8. Concatenation: Combining the data from two or more data structure. 

Time complexity: 

• Time complexity is defined in terms of how many times it takes to run a given algorithm, based on the length of the input. 

• Time complexity is not a measurement of how much time it takes to execute a particular algorithm because such factors as programming language, operating system, and processing power are also considered. 

• Time complexity is a type of computational complexity that describes the time required to execute an algorithm.

 • The time complexity of an algorithm is the amount of time it takes for each statement to complete. 

• As a result, it is highly dependent on the size of the processed data. It also aids in defining an algorithm's effectiveness and evaluating its performance. 

• Categories of Time Complexity: 

1. Best Case

2. Worst Case

3. Average Case

Space Complexity:

• When an algorithm is run on a computer, it necessitates a certain amount of memory space. 

• The amount of memory used by a program to execute it is represented by its space complexity. 

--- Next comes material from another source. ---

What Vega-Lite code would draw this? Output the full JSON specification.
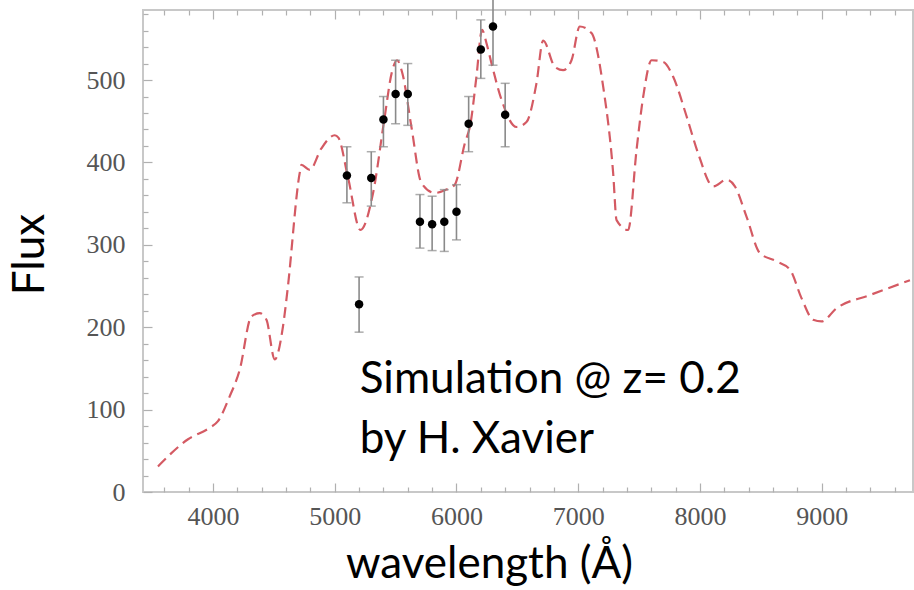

• Because a program requires memory to store input data and temporal values while running, the space complexity is auxiliary and input space. 

Time-space trade off: 

A trade off is a situation where one thing increases and another thing decreases. It is a way to solve a problem in: • Either in less time and by using more space, or • In very little space by spending a long amount of time. 

Big O notation:

Big O Notation is a tool used to describe the time complexity of algorithms. It calculates the time taken to run an algorithm as the input grows. In other words, it calculates the worst-case time complexity of an algorithm. Big O Notation in Data Structure describes the upper bound of an algorithm's runtime.